Maybe I should start on next Saturday’s Stumper today …
Tina Lippman’s Universal Crossword, “Give Me A T!”—Jim Q’s writeup
Title says it all!
THEME: “T” is added to well-known names. Clued wackily.
- 17A [Defeat a “Golden Girls” actress in a game?] BEAT ARTHUR.
- 10D [Hoodwink the secretary of energy?] TRICK PERRY.
- 27D [Express gratitude to baseball’s “Hammer”?] THANK AARON.
- 58A [Help a “Godfather” actor with a crime?] ABET VIGODA.
Standard “Add a Letter” theme, using names only. Nothing wrong with that- the consistency of all the T’s being added to the first name only, and the resulting clue still pointing to the person being altered was appreciated. Also nice that the down themers added a letter before the first names while the across themers take on a T at the end of the first names.

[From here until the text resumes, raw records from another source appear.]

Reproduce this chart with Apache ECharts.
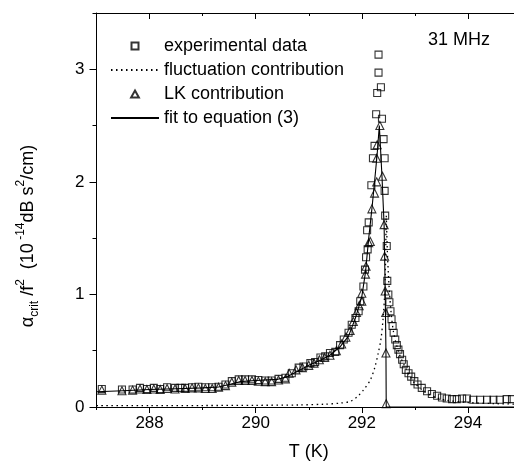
<!DOCTYPE html>
<html><head><meta charset="utf-8">
<script src="https://cdn.jsdelivr.net/npm/echarts@6/dist/echarts.min.js"></script>
<style>html,body{margin:0;padding:0;background:#fff}#c{width:514px;height:464px}</style>
</head><body><div id="c"></div>
<script>
// ---- data ----
const expT = [287.10,287.48,287.68,287.82,287.95,288.08,288.20,288.33,288.48,288.58,288.67,288.80,288.92,289.05,289.18,289.30,289.43,289.55,289.68,289.80,289.93,290.05,290.18,290.30,290.43,290.56,290.68,290.81,290.90,291.03,291.12,291.22,291.31,291.40,291.50,291.59,291.66,291.75,291.81,291.88,291.94,291.97,292.03,292.06,292.08,292.11,292.10,292.13,292.18,292.21,292.24,292.27,292.29,292.315,292.315,292.36,292.38,292.41,292.43,292.43,292.44,292.47,292.48,292.50,292.52,292.54,292.56,292.58,292.60,292.63,292.66,292.69,292.72,292.76,292.79,292.83,292.88,292.93,292.99,293.05,293.13,293.23,293.32,293.42,293.51,293.60,293.70,293.79,293.89,293.98,294.10,294.23,294.36,294.48,294.60,294.73,294.83];
const expY = [0.16,0.155,0.155,0.17,0.16,0.17,0.16,0.175,0.17,0.17,0.17,0.175,0.18,0.175,0.175,0.18,0.20,0.23,0.245,0.245,0.245,0.24,0.235,0.235,0.25,0.26,0.30,0.35,0.36,0.39,0.40,0.44,0.45,0.48,0.49,0.55,0.60,0.66,0.73,0.79,0.85,0.94,1.07,1.22,1.33,1.40,1.57,1.64,1.97,2.21,2.32,2.60,2.79,2.97,3.13,2.84,2.56,2.38,2.21,1.92,1.70,1.43,1.12,1.00,0.93,0.85,0.78,0.72,0.66,0.60,0.55,0.51,0.47,0.42,0.38,0.33,0.30,0.27,0.23,0.20,0.17,0.14,0.115,0.10,0.085,0.075,0.07,0.07,0.075,0.075,0.065,0.065,0.065,0.065,0.065,0.07,0.07];

const lkT = [287.10,287.48,287.68,287.82,287.95,288.08,288.20,288.33,288.48,288.67,288.80,288.92,289.05,289.18,289.30,289.43,289.55,289.68,289.80,289.93,290.05,290.18,290.30,290.43,290.56,290.63,290.76,290.88,291.00,291.10,291.20,291.30,291.40,291.52,291.62,291.70,291.78,291.84,291.90,291.95,292.00,292.00,292.07,292.08,292.13,292.16,292.19,292.24,292.28,292.28,292.29,292.34,292.39,292.42,292.43,292.44,292.45,292.455,292.46];
const lkY = [0.15,0.145,0.15,0.16,0.155,0.16,0.155,0.165,0.16,0.165,0.17,0.17,0.165,0.165,0.175,0.19,0.22,0.235,0.235,0.235,0.23,0.225,0.225,0.24,0.25,0.30,0.33,0.35,0.37,0.39,0.42,0.44,0.46,0.50,0.56,0.62,0.68,0.76,0.84,0.90,0.94,1.01,1.18,1.25,1.46,1.47,1.76,1.90,2.00,2.21,2.33,2.50,2.05,1.62,1.34,1.03,0.84,0.48,0.03];

const fluctT = [287.0,288.0,289.0,290.0,290.8,291.3,291.6,291.78,291.91,292.03,292.16,292.25,292.31,292.36,292.40,292.43,292.45,292.46,292.48,292.51,292.55,292.60,292.70,292.80,292.90,293.00,293.20,293.40,293.60,294.00,294.50,295.00];
const fluctY = [0.012,0.012,0.013,0.015,0.018,0.025,0.035,0.05,0.09,0.15,0.24,0.36,0.48,0.60,0.78,1.00,1.35,1.70,1.40,1.10,0.85,0.66,0.48,0.37,0.28,0.21,0.13,0.085,0.06,0.04,0.03,0.025];

const fitT = [287.0,287.5,288.0,288.5,289.0,289.3,289.5,289.7,290.0,290.4,290.6,290.8,291.0,291.2,291.4,291.6,291.75,291.88,292.0,292.07,292.13,292.19,292.24,292.29,292.33,292.38,292.42,292.44,292.455,292.46,295.0];
const fitY = [0.135,0.145,0.155,0.162,0.17,0.178,0.20,0.225,0.235,0.245,0.27,0.32,0.37,0.41,0.46,0.54,0.63,0.79,0.98,1.20,1.50,1.76,2.00,2.25,2.50,2.05,1.62,1.05,0.48,0.0,0.0];

const xMajor = [288, 290, 292, 294];
const yMajor = [0, 1, 2, 3];
const seriesNames = ['experimental data', 'fluctuation contribution', 'LK contribution', 'fit to equation (3)'];
const freqLabel = '31 MHz';
const xTitle = 'T (K)';

// ---- chart ----
const FONT = 'Liberation Sans, Arial, sans-serif';
const zip = (a, b) => a.map((v, i) => [v, b[i]]);
const chart = echarts.init(document.getElementById('c'), null, {renderer: 'canvas'});
const black = '#000';
const clear = 'rgba(255,255,255,0)';
const xBase = {type: 'value', min: 287, max: 295, splitLine: {show: false}, axisPointer: {show: false}};
const yBase = {type: 'value', min: 0, max: 3.5, splitLine: {show: false}, axisPointer: {show: false}};
const line = {show: true, onZero: false, lineStyle: {color: black, width: 1}};
const noLine = {show: false, onZero: false};
const hiddenSymbol = {color: clear, borderColor: clear, borderWidth: 0};
chart.setOption({
  animation: false,
  backgroundColor: '#fff',
  grid: {left: 96.5, right: -7, top: 13, bottom: 57, containLabel: false, outerBoundsMode: 'none'},
  xAxis: [
    Object.assign({}, xBase, {position: 'bottom', interval: 1, axisLine: line,
      axisTick: {show: true, length: 3, lineStyle: {color: black}},
      axisLabel: {show: true, color: black, fontSize: 17, fontFamily: FONT, margin: 8,
        formatter: v => (xMajor.indexOf(v) >= 0 ? String(v) : '')},
      name: xTitle, nameLocation: 'middle', nameGap: 36,
      nameTextStyle: {color: black, fontSize: 18, fontFamily: FONT}}),
    Object.assign({}, xBase, {position: 'bottom', axisLine: noLine,
      axisTick: {show: true, length: 6, customValues: xMajor, lineStyle: {color: black}},
      axisLabel: {show: false}}),
    Object.assign({}, xBase, {position: 'top', interval: 1, axisLine: line,
      axisTick: {show: true, inside: true, length: 3, lineStyle: {color: black}},
      axisLabel: {show: false}}),
    Object.assign({}, xBase, {position: 'top', axisLine: noLine,
      axisTick: {show: true, inside: true, length: 6, customValues: xMajor, lineStyle: {color: black}},
      axisLabel: {show: false}})
  ],
  yAxis: [
    Object.assign({}, yBase, {position: 'left', interval: 0.5, axisLine: line,
      axisTick: {show: true, length: 4, lineStyle: {color: black}},
      axisLabel: {show: true, color: black, fontSize: 17, fontFamily: FONT, margin: 12,
        formatter: v => (yMajor.indexOf(v) >= 0 ? String(v) : '')}}),
    Object.assign({}, yBase, {position: 'left', axisLine: noLine,
      axisTick: {show: true, length: 7, customValues: yMajor, lineStyle: {color: black}},
      axisLabel: {show: false}}),
    Object.assign({}, yBase, {position: 'right', interval: 0.5, axisLine: line,
      axisTick: {show: true, inside: true, length: 4, lineStyle: {color: black}},
      axisLabel: {show: false}}),
    Object.assign({}, yBase, {position: 'right', axisLine: noLine,
      axisTick: {show: true, inside: true, length: 7, customValues: yMajor, lineStyle: {color: black}},
      axisLabel: {show: false}})
  ],
  legend: {
    show: true, orient: 'vertical', left: 105, top: 29, itemWidth: 48, itemHeight: 7, itemGap: 0,
    symbolKeepAspect: true,
    data: [
      {name: seriesNames[0], icon: 'path://M0,0L10,0L10,10L0,10Z'},
      {name: seriesNames[1], itemStyle: hiddenSymbol},
      {name: seriesNames[2], icon: 'path://M5,0L10,9L0,9Z'},
      {name: seriesNames[3], itemStyle: hiddenSymbol}
    ],
    textStyle: {color: black, fontSize: 18, fontFamily: FONT, lineHeight: 24}
  },
  graphic: [
    {type: 'text', left: 428, top: 31, style: {text: freqLabel, fill: black, fontSize: 18, fontFamily: FONT}},
    {type: 'text', x: 28, y: 236, rotation: Math.PI / 2,
      style: {
        text: '{a|α}{s|crit}{a| /f}{p|2}{a|  (10}{p| -14}{a|dB s}{p|2}{a|/cm)}',
        align: 'center', verticalAlign: 'middle', fill: black,
        rich: {
          a: {fontSize: 18, fontFamily: FONT, lineHeight: 26, verticalAlign: 'middle', fill: black},
          s: {fontSize: 12, fontFamily: FONT, verticalAlign: 'bottom', fill: black},
          p: {fontSize: 12, fontFamily: FONT, verticalAlign: 'top', fill: black}
        }
      }}
  ],
  series: [
    {name: seriesNames[3], type: 'line', data: zip(fitT, fitY), symbol: 'none', z: 3,
      lineStyle: {color: black, width: 1.1}, itemStyle: {color: black}},
    {name: seriesNames[1], type: 'line', data: zip(fluctT, fluctY), symbol: 'none', smooth: 0.3, z: 2,
      lineStyle: {color: black, width: 1.3, type: [1.5, 3.5]}, itemStyle: {color: black}},
    {name: seriesNames[0], type: 'scatter', data: zip(expT, expY), symbol: 'rect', symbolSize: 7, z: 4,
      itemStyle: {color: clear, borderColor: black, borderWidth: 1.1}},
    {name: seriesNames[2], type: 'scatter', data: zip(lkT, lkY), symbol: 'triangle', symbolSize: 8, z: 5,
      itemStyle: {color: clear, borderColor: black, borderWidth: 1.1}}
  ]
});
</script>
</body></html>
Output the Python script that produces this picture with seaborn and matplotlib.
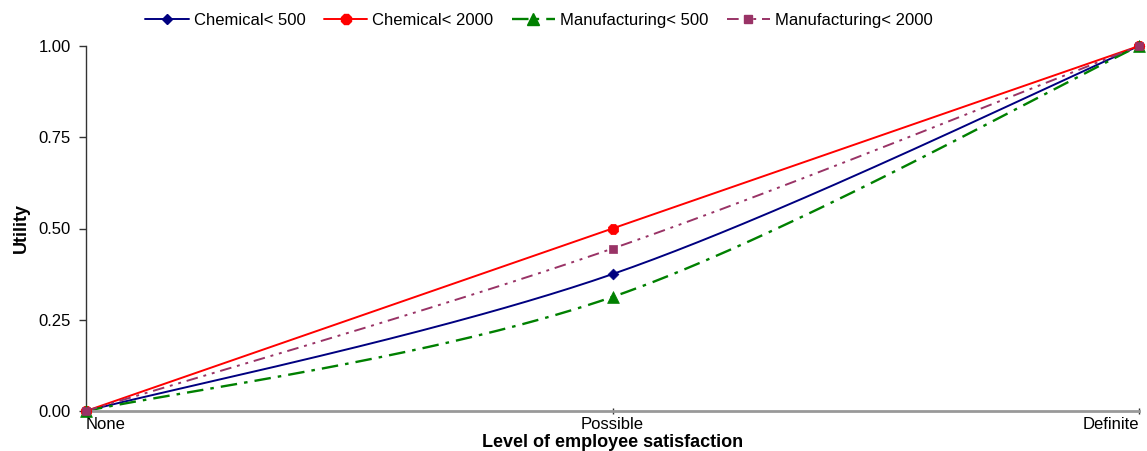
import numpy as np
import pandas as pd
import matplotlib
matplotlib.use("Agg")
import matplotlib.pyplot as plt
from matplotlib.lines import Line2D
import seaborn as sns

# Satisfaction levels and utility per segment
levels = ["None", "Possible", "Definite"]
chem_500 = [0.00, 0.375, 1.00]
chem_2000 = [0.00, 0.50, 1.00]
manu_500 = [0.00, 0.3125, 1.00]
manu_2000 = [0.00, 0.445, 1.00]
series_names = ["Chemical< 500", "Chemical< 2000", "Manufacturing< 500", "Manufacturing< 2000"]
series_values = [chem_500, chem_2000, manu_500, manu_2000]
y_ticks = [0.00, 0.25, 0.50, 0.75, 1.00]

styles = {
    "Chemical< 500": dict(color="#000080", marker="D", ms=5.5, lw=1.4, dashes=None),
    "Chemical< 2000": dict(color="#FF0000", marker="8", ms=8, lw=1.4, dashes=None),
    "Manufacturing< 500": dict(color="#008000", marker="^", ms=8.5, lw=1.7, dashes=(7, 3, 1.5, 3)),
    "Manufacturing< 2000": dict(color="#993366", marker="s", ms=6, lw=1.4, dashes=(6, 3, 1.5, 3, 1.5, 3)),
}

sns.set_theme(style="white")
plt.rcParams["font.family"] = ["Liberation Sans", "DejaVu Sans"]
plt.rcParams["text.color"] = "black"
plt.rcParams["axes.labelcolor"] = "black"
plt.rcParams["xtick.color"] = "black"
plt.rcParams["ytick.color"] = "black"

fig = plt.figure(figsize=(11.47, 4.51), dpi=100)
ax = fig.add_axes([86 / 1147, 1 - 411 / 451, (1139 - 86) / 1147, (411 - 46) / 451])

rows = []
for name, vals in zip(series_names, series_values):
    for i, v in enumerate(vals):
        rows.append({"series": name, "pos": i, "utility": v})
df = pd.DataFrame(rows)


def smooth_curve(xs, ys, n=80):
    """Cubic Bezier smoothing through the points (Catmull-Rom style tangents)."""
    P = np.column_stack([xs, ys]).astype(float)
    ext = np.vstack([P[0], P, P[-1]])
    out = []
    for i in range(len(P) - 1):
        p0, p3 = P[i], P[i + 1]
        c1 = p0 + (ext[i + 2] - ext[i]) / 6.0
        c2 = p3 - (ext[i + 3] - ext[i + 1]) / 6.0
        t = np.linspace(0, 1, n)[:, None]
        seg = ((1 - t) ** 3) * p0 + 3 * ((1 - t) ** 2) * t * c1 + 3 * (1 - t) * t ** 2 * c2 + t ** 3 * p3
        out.append(seg if i == 0 else seg[1:])
    return np.vstack(out)


handles = []
for name in series_names:
    st = styles[name]
    sub = df[df["series"] == name]
    curve = smooth_curve(sub["pos"].values, sub["utility"].values)
    line, = ax.plot(curve[:, 0], curve[:, 1], color=st["color"], lw=st["lw"],
                    solid_capstyle="butt", zorder=2, clip_on=False)
    if st["dashes"]:
        line.set_dashes(st["dashes"])
    h = Line2D([], [], color=st["color"], lw=st["lw"], marker=st["marker"],
               markersize=st["ms"], markeredgecolor=st["color"])
    if st["dashes"]:
        h.set_dashes(st["dashes"])
    handles.append(h)

for name in series_names:
    st = styles[name]
    sub = df[df["series"] == name]
    sns.scatterplot(data=sub, x="pos", y="utility", ax=ax, marker=st["marker"],
                    color=st["color"], edgecolor=st["color"], s=st["ms"] ** 2,
                    linewidth=0.5, zorder=3, clip_on=False, legend=False)

ax.set_xlim(0, 2)
ax.set_ylim(0, 1)
ax.set_xticks(range(len(levels)))
ax.set_xticklabels(levels, fontsize=12)
ax.set_yticks(y_ticks)
ax.set_yticklabels([f"{v:.2f}" for v in y_ticks], fontsize=12)
ax.set_xlabel("Level of employee satisfaction", fontsize=13, fontweight="bold", labelpad=1)
ax.set_ylabel("Utility", fontsize=13, fontweight="bold", labelpad=6)

for s in ["top", "right"]:
    ax.spines[s].set_visible(False)
ax.spines["left"].set_color("#333333")
ax.spines["left"].set_linewidth(1.0)
ax.spines["bottom"].set_color("#999999")
ax.spines["bottom"].set_linewidth(2.0)
ax.tick_params(axis="y", which="major", direction="out", length=5, width=1,
               color="#333333", pad=6, left=True)
ax.tick_params(axis="x", which="major", direction="inout", length=5, width=1,
               color="#333333", pad=2, bottom=True)
xl = ax.get_xticklabels()
xl[0].set_horizontalalignment("left")
xl[-1].set_horizontalalignment("right")

fig.legend(handles, series_names, loc="upper center", bbox_to_anchor=(0.47, 1.005),
           ncol=4, frameon=False, fontsize=12, handlelength=2.6, handletextpad=0.3,
           columnspacing=1.1)

fig.savefig("out.png", dpi=100)
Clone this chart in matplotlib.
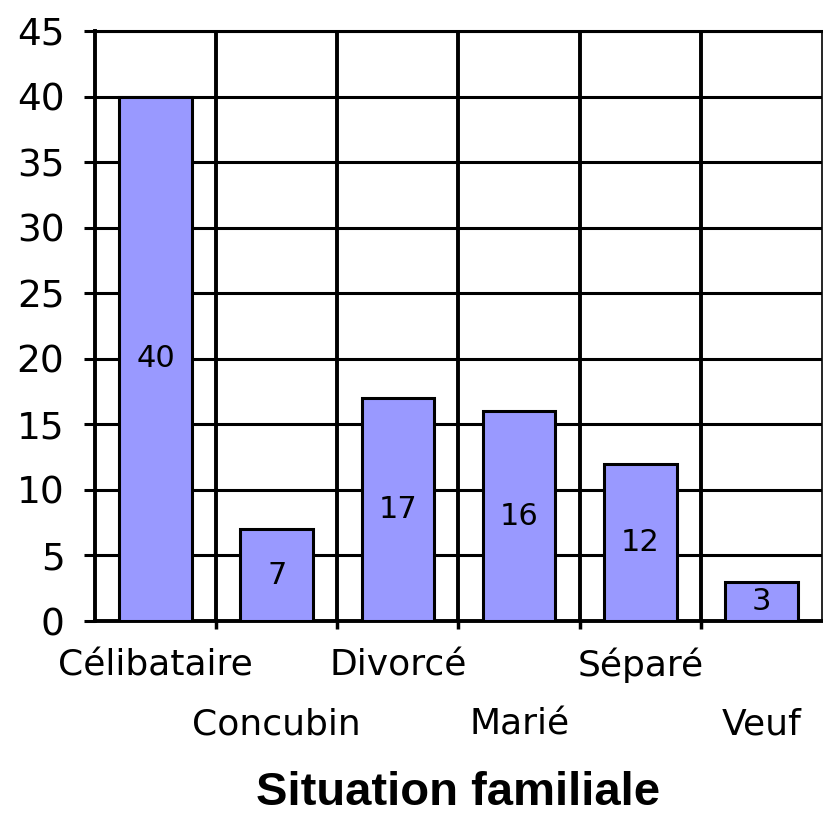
import numpy as np
import matplotlib
matplotlib.use('Agg')
import matplotlib.pyplot as plt
from matplotlib.ticker import MultipleLocator, FixedLocator

categories = ['Célibataire', 'Concubin', 'Divorcé', 'Marié', 'Séparé', 'Veuf']
values = [40, 7, 17, 16, 12, 3]

plt.rcParams['font.family'] = ['DejaVu Sans']

fig = plt.figure(figsize=(8.23, 8.17), dpi=100)
ax = fig.add_axes([95/823, 1 - 621/817, 727/823, 590/817])

x = np.arange(len(categories))
bars = ax.bar(x, values, width=0.6, color='#9999FF', edgecolor='black', linewidth=2.2, zorder=3)

for b, v in zip(bars, values):
    ax.text(b.get_x() + b.get_width() / 2, v / 2, str(v), ha='center', va='center',
            fontsize=22, zorder=4)

ax.set_xlim(-0.5, len(categories) - 0.5)
ax.set_ylim(0, 45)
ax.yaxis.set_major_locator(MultipleLocator(5))

# category boundaries -> vertical grid + small ticks
ax.xaxis.set_minor_locator(FixedLocator(np.arange(0.5, len(categories) - 0.5, 1)))
ax.set_xticks(x)
ax.set_xticklabels(categories, fontsize=26, va='baseline')
ax.tick_params(axis='x', which='major', length=0)
ax.tick_params(axis='x', which='minor', length=6, width=2.5, direction='out')
ax.tick_params(axis='y', length=8, width=2.2, pad=14, labelsize=27)
# staggered labels
for i, t in enumerate(ax.xaxis.get_major_ticks()):
    t.set_pad(39.5 if i % 2 == 0 else 82)

ax.grid(axis='y', which='major', color='black', linewidth=2.2, zorder=1)
ax.grid(axis='x', which='minor', color='black', linewidth=2.8, zorder=1)

ax.spines['left'].set_linewidth(2.8)
ax.spines['bottom'].set_linewidth(2.8)
ax.spines['top'].set_linewidth(2.2)
ax.spines['right'].set_linewidth(1.2)

ax.set_xlabel('Situation familiale', fontsize=34, fontweight='bold',
              family='Liberation Sans', va='baseline')
ax.xaxis.set_label_coords(0.5, (621 - 805) / 590)

fig.savefig('out.png', dpi=100)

Fill felt a bit crunchy at times and proper noun heavy. Especially troublesome for me was the CATT/CACHET cross amid AGRO, CHAO, and the variation of a Turkish title (AGHA?). COLE, REEVE, BAHAI, PEARY, ELEA, OMAR, RAGNAROK… it seemed like everywhere I turned a proper Somebody or Something or Someplace was waving hello.
BIT BY BIT and AIRBRUSH were fun in the fill.